“LOST IN PARIS” My rating: B+
83 minutes | No MPAA rating
Imagine “Amelie” made by Buster Keaton.
That’ll provide an idea of the disarming blend of charm and goofiness on display in “Lost in Paris.”
Made by the husband-and-wife team of Dominque Abel and Fiona Gordon (he’s from Belgium, she’s Australian), this wacky but thoroughly satisfying comedy is part vaudeville routine, part silent movie, and all pretty wonderful.
Fiona (Gordon) is a Canadian librarian who looks like a cartoon character. Her face is long, her neck even longer. She’s like a red-headed Olive Oyl who peers at the world through glasses so big they dwarf her face.
Early in “Lost in Paris” Fiona receives a message from her beloved Aunt Marta, who years earlier fled snowy Canada for the life of a dancer in Paris. Now, reports Marta (the late, great Emmanuelle Riva), the social workers want to relocate her from her apartment to a retirement home. They say she’s losing it.
To rescue her auntie Fiona must get entirely out of her comfort zone, flying to France and negotiating the city beneath a gigantic red backpack topped with a Canadian flag. She just misses Marta, who in an effort to keep her freedom has taken to living on the street.
Worse, Fiona is separated from her backpack, losing her money, passport, clothing and cell phone. Suddenly she’s homeless as well.
Enter Dom (Abel), a hobo living in a tent on the banks of the Seine. He’s the kind of guy who arises each morning, stretches like a big cat, and nonchalantly takes a wiz into the river in full view of passengers on the passing tour boats. Once he lays eyes on Fiona it’s love at first sight…though getting her to accept his devotion will be a chore. (Abel does all this with a minimum of dialogue…the guy has body language that won’t stop.)
“Lost in Paris” is less well plotted than it is a series of masterful comic scenes relying on spectacular coincidences to link them together. Some of these moments — Fiona taking an accidental header into the Seine, the love-struck Dom clutching her in a tango routine that is simultaneously hilarious and touchingly romantic — are as good as any comedy moments we’re likely to see this year.

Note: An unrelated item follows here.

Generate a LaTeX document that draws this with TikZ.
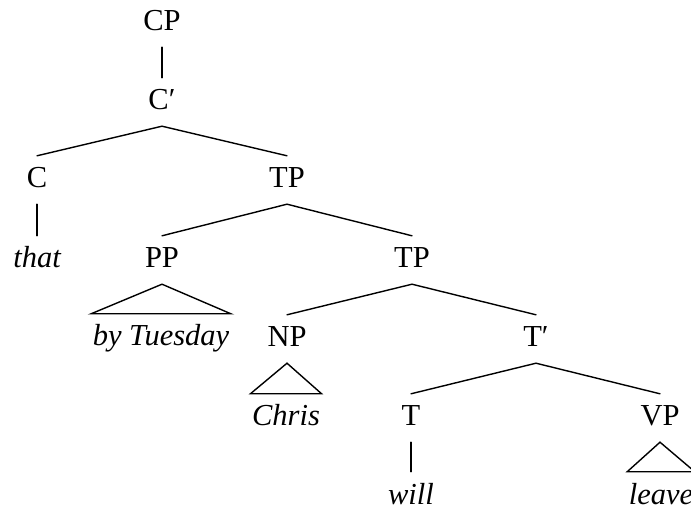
\documentclass[tikz,border=0pt]{standalone}
\usepackage{fontspec}
\setmainfont{Liberation Serif}
\begin{document}
\begin{tikzpicture}[x=1pt,y=-1pt,
  lbl/.style={anchor=base,inner ysep=0pt,inner xsep=1.5pt,
    text height=32pt,text depth=16pt,
    font=\fontsize{30.5}{36}\selectfont},
  word/.style={lbl,font=\fontsize{30.5}{36}\selectfont\itshape},
  branch/.style={line width=1.4pt,line cap=round},
  roof/.style={line width=1.4pt,line join=miter}]
\useasboundingbox (0,0) rectangle (691,510);
% category labels
\node[lbl] (cp)   at (162,31)  {CP};
\node[lbl] (cbar) at (162,110) {C′};
\node[lbl] (c)    at (37,188)  {C};
\node[lbl] (tp)   at (287,188) {TP};
\node[lbl] (pp)   at (162,268) {PP};
\node[lbl] (tpb)  at (412,268) {TP};
\node[lbl] (np)   at (287,347) {NP};
\node[lbl] (tbar) at (536,347) {T′};
\node[lbl] (t)    at (411,426) {T};
\node[lbl] (vp)   at (660,426) {VP};
% words
\node[word] (that)  at (37,268)  {that};
\node[word] (bytue) at (161,346) {by Tuesday};
\node[word] (chris) at (286,426) {Chris};
\node[word] (will)  at (411,504) {will};
\node[word] (leave) at (661,504) {leave};
% branches
\draw[branch] (cp.south) -- (cbar.north);
\draw[branch] (c.north) -- (cbar.south) -- (tp.north);
\draw[branch] (c.south) -- (that.north);
\draw[branch] (pp.north) -- (tp.south) -- (tpb.north);
\draw[branch] (np.north) -- (tpb.south) -- (tbar.north);
\draw[branch] (t.north) -- (tbar.south) -- (vp.north);
\draw[branch] (t.south) -- (will.north);
% roofs over unanalysed phrases
\draw[roof] (pp.south) -- (bytue.north east) -- (bytue.north west) -- cycle;
\draw[roof] (np.south) -- (chris.north east) -- (chris.north west) -- cycle;
\draw[roof] (vp.south) -- (leave.north east) -- (leave.north west) -- cycle;
\end{tikzpicture}
\end{document}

Plus, the film has the added benefit of playing out against the beauty of Paris, including a trip to Pere Lachaise Cemetery and a big finale atop the Eiffel Tower.
Add to this the pure joy of Riva in her final role (it’s so obvious this veteran is relishing the opportunity to make us laugh), and you have a inconsequential masterpiece that will stick with you for…well, maybe forever.